Starting at the top of the listing, extract every line up to and including the one with "(0,0) rectangle (1993,1240);". Pictures stay out of the copy.

(begin)

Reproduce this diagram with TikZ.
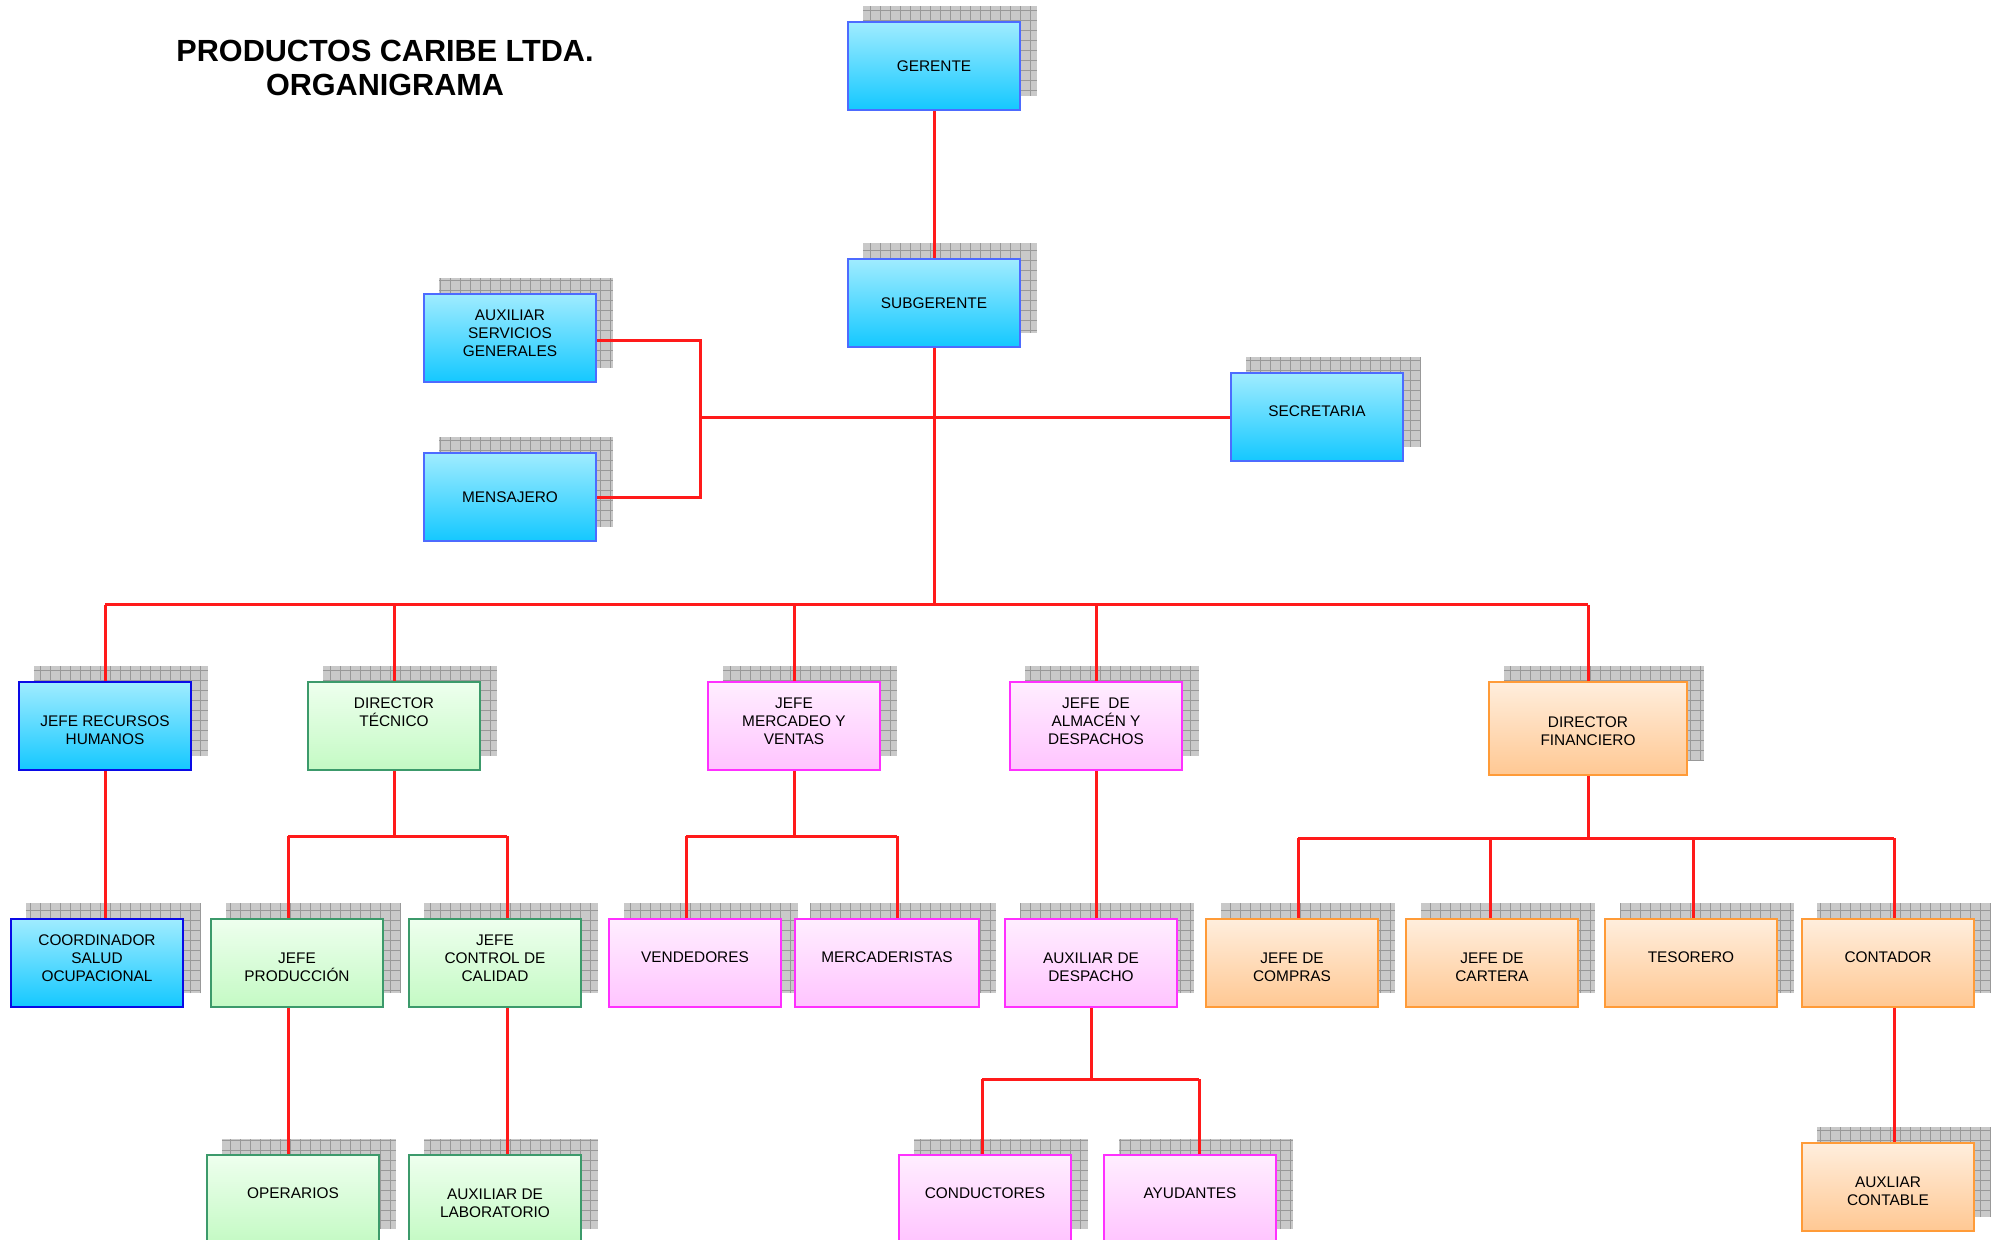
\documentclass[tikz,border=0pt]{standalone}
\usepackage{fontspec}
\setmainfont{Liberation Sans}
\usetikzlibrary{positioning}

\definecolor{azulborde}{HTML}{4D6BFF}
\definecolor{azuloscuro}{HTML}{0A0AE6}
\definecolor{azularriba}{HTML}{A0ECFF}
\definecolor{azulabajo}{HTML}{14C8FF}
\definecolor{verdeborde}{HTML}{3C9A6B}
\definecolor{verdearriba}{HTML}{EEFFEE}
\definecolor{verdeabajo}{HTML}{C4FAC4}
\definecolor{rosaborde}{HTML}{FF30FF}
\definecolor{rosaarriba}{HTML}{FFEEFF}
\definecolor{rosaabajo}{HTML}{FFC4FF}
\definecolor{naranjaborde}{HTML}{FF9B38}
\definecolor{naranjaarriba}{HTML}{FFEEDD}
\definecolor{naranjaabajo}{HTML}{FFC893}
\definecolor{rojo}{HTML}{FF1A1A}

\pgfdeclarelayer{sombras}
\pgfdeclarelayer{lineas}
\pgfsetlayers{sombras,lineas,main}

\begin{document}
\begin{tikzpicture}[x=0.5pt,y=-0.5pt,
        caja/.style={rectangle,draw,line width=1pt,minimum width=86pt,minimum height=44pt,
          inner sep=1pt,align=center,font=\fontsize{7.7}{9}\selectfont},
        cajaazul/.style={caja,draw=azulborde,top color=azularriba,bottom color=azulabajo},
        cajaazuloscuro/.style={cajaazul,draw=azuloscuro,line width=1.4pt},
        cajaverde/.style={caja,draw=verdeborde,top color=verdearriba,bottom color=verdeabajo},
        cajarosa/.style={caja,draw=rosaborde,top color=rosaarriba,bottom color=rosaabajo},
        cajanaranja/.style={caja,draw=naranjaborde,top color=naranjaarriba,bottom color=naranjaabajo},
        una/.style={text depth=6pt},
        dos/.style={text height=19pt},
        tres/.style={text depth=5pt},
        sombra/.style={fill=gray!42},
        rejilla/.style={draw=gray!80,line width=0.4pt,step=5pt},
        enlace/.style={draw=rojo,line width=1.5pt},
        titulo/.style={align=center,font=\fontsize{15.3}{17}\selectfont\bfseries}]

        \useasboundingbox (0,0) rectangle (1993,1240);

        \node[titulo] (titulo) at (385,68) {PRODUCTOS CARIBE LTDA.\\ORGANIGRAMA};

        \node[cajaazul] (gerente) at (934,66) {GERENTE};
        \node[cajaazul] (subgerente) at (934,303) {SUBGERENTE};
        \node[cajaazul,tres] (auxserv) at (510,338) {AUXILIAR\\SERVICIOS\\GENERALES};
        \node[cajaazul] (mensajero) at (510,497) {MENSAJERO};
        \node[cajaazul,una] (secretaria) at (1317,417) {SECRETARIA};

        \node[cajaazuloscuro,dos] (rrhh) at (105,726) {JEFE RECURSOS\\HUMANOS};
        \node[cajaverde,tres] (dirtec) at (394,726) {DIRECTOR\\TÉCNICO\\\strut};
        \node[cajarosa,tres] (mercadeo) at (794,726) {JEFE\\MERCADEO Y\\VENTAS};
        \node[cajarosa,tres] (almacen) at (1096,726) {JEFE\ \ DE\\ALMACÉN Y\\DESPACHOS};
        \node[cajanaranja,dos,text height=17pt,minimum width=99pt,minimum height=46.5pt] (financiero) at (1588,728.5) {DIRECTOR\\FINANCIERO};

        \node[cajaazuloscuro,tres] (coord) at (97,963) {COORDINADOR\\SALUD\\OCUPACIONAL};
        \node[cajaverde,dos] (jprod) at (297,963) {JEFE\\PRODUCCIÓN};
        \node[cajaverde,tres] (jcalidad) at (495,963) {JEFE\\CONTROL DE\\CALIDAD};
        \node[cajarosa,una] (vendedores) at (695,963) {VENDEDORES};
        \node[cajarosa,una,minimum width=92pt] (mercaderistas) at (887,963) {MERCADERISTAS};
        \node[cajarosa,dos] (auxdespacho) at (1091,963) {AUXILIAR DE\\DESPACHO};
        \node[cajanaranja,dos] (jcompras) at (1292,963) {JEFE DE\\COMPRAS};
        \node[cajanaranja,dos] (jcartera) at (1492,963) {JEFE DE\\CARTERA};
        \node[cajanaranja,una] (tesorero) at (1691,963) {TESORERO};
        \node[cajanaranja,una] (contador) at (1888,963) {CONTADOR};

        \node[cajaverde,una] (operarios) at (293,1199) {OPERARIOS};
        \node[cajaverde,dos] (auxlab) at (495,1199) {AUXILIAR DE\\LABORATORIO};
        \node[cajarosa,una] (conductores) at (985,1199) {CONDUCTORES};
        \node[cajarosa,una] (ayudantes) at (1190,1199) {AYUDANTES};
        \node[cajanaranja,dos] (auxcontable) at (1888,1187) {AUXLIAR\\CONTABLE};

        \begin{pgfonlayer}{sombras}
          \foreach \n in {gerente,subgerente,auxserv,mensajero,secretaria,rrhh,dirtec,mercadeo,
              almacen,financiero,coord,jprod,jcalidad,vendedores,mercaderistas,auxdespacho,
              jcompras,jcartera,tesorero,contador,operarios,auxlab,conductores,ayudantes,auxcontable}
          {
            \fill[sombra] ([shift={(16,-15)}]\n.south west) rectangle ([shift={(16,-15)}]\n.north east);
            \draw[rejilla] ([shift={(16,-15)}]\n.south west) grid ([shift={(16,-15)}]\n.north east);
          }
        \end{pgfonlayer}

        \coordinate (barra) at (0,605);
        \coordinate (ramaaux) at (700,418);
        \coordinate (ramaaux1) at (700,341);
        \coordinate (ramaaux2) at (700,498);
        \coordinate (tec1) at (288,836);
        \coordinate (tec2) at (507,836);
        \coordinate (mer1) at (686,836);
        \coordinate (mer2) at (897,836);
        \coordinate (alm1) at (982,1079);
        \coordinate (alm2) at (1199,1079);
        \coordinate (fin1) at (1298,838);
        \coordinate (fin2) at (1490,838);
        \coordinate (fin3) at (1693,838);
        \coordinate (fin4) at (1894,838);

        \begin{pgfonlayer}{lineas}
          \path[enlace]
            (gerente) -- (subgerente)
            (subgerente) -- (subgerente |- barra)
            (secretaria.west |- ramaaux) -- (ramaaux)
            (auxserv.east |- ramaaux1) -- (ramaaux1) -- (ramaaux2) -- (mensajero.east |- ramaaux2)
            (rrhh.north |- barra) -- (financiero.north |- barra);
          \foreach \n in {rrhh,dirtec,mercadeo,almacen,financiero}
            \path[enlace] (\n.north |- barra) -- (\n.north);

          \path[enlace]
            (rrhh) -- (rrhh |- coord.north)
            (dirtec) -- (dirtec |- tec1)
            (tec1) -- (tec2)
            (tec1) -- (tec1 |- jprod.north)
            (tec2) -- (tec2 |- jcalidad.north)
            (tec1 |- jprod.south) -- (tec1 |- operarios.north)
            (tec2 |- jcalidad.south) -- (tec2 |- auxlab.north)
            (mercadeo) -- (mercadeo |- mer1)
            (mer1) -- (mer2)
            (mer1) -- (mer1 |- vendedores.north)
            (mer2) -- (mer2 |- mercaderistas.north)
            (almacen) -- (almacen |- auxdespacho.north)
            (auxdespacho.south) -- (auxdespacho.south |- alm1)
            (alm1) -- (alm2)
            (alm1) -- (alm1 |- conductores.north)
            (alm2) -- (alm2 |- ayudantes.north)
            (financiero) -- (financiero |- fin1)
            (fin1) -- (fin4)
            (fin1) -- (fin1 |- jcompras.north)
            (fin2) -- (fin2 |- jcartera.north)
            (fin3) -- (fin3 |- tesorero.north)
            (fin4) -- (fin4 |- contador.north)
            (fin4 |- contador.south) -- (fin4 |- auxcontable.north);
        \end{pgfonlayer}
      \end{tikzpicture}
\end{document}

(end)

> _Response_:
Reproduce this diagram with TikZ.
\documentclass[tikz,border=0pt]{standalone}
\usepackage{fontspec}
\setmainfont{Liberation Sans}
\usetikzlibrary{positioning}

\definecolor{azulborde}{HTML}{4D6BFF}
\definecolor{azuloscuro}{HTML}{0A0AE6}
\definecolor{azularriba}{HTML}{A0ECFF}
\definecolor{azulabajo}{HTML}{14C8FF}
\definecolor{verdeborde}{HTML}{3C9A6B}
\definecolor{verdearriba}{HTML}{EEFFEE}
\definecolor{verdeabajo}{HTML}{C4FAC4}
\definecolor{rosaborde}{HTML}{FF30FF}
\definecolor{rosaarriba}{HTML}{FFEEFF}
\definecolor{rosaabajo}{HTML}{FFC4FF}
\definecolor{naranjaborde}{HTML}{FF9B38}
\definecolor{naranjaarriba}{HTML}{FFEEDD}
\definecolor{naranjaabajo}{HTML}{FFC893}
\definecolor{rojo}{HTML}{FF1A1A}

\pgfdeclarelayer{sombras}
\pgfdeclarelayer{lineas}
\pgfsetlayers{sombras,lineas,main}

\begin{document}
\begin{tikzpicture}[x=0.5pt,y=-0.5pt,
        caja/.style={rectangle,draw,line width=1pt,minimum width=86pt,minimum height=44pt,
          inner sep=1pt,align=center,font=\fontsize{7.7}{9}\selectfont},
        cajaazul/.style={caja,draw=azulborde,top color=azularriba,bottom color=azulabajo},
        cajaazuloscuro/.style={cajaazul,draw=azuloscuro,line width=1.4pt},
        cajaverde/.style={caja,draw=verdeborde,top color=verdearriba,bottom color=verdeabajo},
        cajarosa/.style={caja,draw=rosaborde,top color=rosaarriba,bottom color=rosaabajo},
        cajanaranja/.style={caja,draw=naranjaborde,top color=naranjaarriba,bottom color=naranjaabajo},
        una/.style={text depth=6pt},
        dos/.style={text height=19pt},
        tres/.style={text depth=5pt},
        sombra/.style={fill=gray!42},
        rejilla/.style={draw=gray!80,line width=0.4pt,step=5pt},
        enlace/.style={draw=rojo,line width=1.5pt},
        titulo/.style={align=center,font=\fontsize{15.3}{17}\selectfont\bfseries}]

        \useasboundingbox (0,0) rectangle (1993,1240);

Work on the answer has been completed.